Brief: Leave out any picture and return the remaining listing below exactly as given.

Information supplied:
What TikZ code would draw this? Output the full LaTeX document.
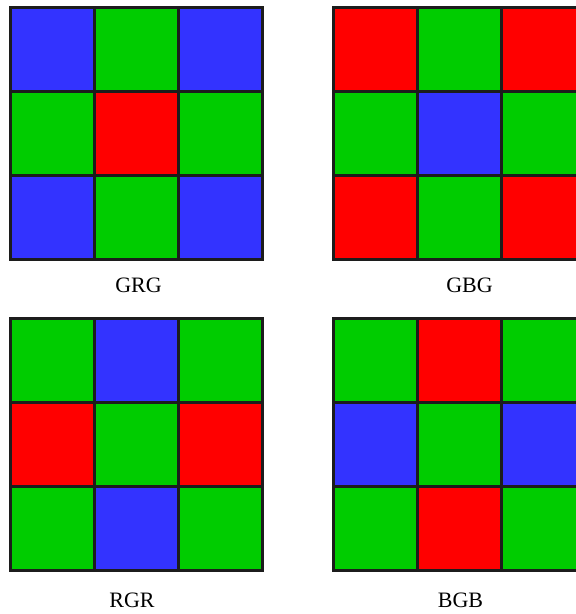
\documentclass[tikz,border=0pt]{standalone}
\usepackage{fontspec}
\setmainfont{Liberation Serif}
\usetikzlibrary{positioning}
\definecolor{vermelho}{HTML}{FF0000}
\definecolor{verde}{HTML}{00CC00}
\definecolor{azul}{HTML}{3333FF}
\definecolor{linha}{HTML}{1C1C1C}

\begin{document}
\begin{tikzpicture}[x=0.75pt, y=-0.75pt, font=\fontsize{16.5}{20}\selectfont,
  grade/.style={draw=linha, line width=2.25pt},
  rot/.style={anchor=base}]
  \useasboundingbox (0,0) rectangle (575,614);
  % corner / column / row / centre colours of each 3x3 tile
  \foreach \ox/\oy/\co/\cv/\ch/\cc in {10.5/7.5/azul/verde/verde/vermelho,
      333.5/7.5/vermelho/verde/verde/azul,
      10.5/318.5/verde/azul/vermelho/verde,
      333.5/318.5/verde/vermelho/azul/verde} {
    \fill[\co] (\ox,\oy) rectangle ++(252,252);
    \fill[\cv] (\ox+84,\oy) rectangle ++(84,252);
    \fill[\ch] (\ox,\oy+84) rectangle ++(252,84);
    \fill[\cc] (\ox+84,\oy+84) rectangle ++(84,84);
    \foreach \k in {1,2} {
      \draw[grade] (\ox+\k*84,\oy) -- ++(0,252);
      \draw[grade] (\ox,\oy+\k*84) -- ++(252,0);
    }
    \draw[grade] (\ox,\oy) rectangle ++(252,252);
  }
  \node[rot] (grg) at (138.5,292) {GRG};
  \node[rot] (gbg) at (469.5,292) {GBG};
  \node[rot] (rgr) at (132,607.5) {RGR};
  \node[rot] (bgb) at (460.5,607.5) {BGB};
\end{tikzpicture}
\end{document}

Result of the task:
What TikZ code would draw this? Output the full LaTeX document.
\documentclass[tikz,border=0pt]{standalone}
\usepackage{fontspec}
\setmainfont{Liberation Serif}
\usetikzlibrary{positioning}
\definecolor{vermelho}{HTML}{FF0000}
\definecolor{verde}{HTML}{00CC00}
\definecolor{azul}{HTML}{3333FF}
\definecolor{linha}{HTML}{1C1C1C}

\begin{document}
\begin{tikzpicture}[x=0.75pt, y=-0.75pt, font=\fontsize{16.5}{20}\selectfont,
  grade/.style={draw=linha, line width=2.25pt},
  rot/.style={anchor=base}]
  \useasboundingbox (0,0) rectangle (575,614);
  % corner / column / row / centre colours of each 3x3 tile
  \foreach \ox/\oy/\co/\cv/\ch/\cc in {10.5/7.5/azul/verde/verde/vermelho,
      333.5/7.5/vermelho/verde/verde/azul,
      10.5/318.5/verde/azul/vermelho/verde,
      333.5/318.5/verde/vermelho/azul/verde} {
    \fill[\co] (\ox,\oy) rectangle ++(252,252);
    \fill[\cv] (\ox+84,\oy) rectangle ++(84,252);
    \fill[\ch] (\ox,\oy+84) rectangle ++(252,84);
    \fill[\cc] (\ox+84,\oy+84) rectangle ++(84,84);
    \foreach \k in {1,2} {
      \draw[grade] (\ox+\k*84,\oy) -- ++(0,252);
      \draw[grade] (\ox,\oy+\k*84) -- ++(252,0);
    }
    \draw[grade] (\ox,\oy) rectangle ++(252,252);
  }
  \node[rot] (grg) at (138.5,292) {GRG};
  \node[rot] (gbg) at (469.5,292) {GBG};
  \node[rot] (rgr) at (132,607.5) {RGR};
  \node[rot] (bgb) at (460.5,607.5) {BGB};
\end{tikzpicture}
\end{document}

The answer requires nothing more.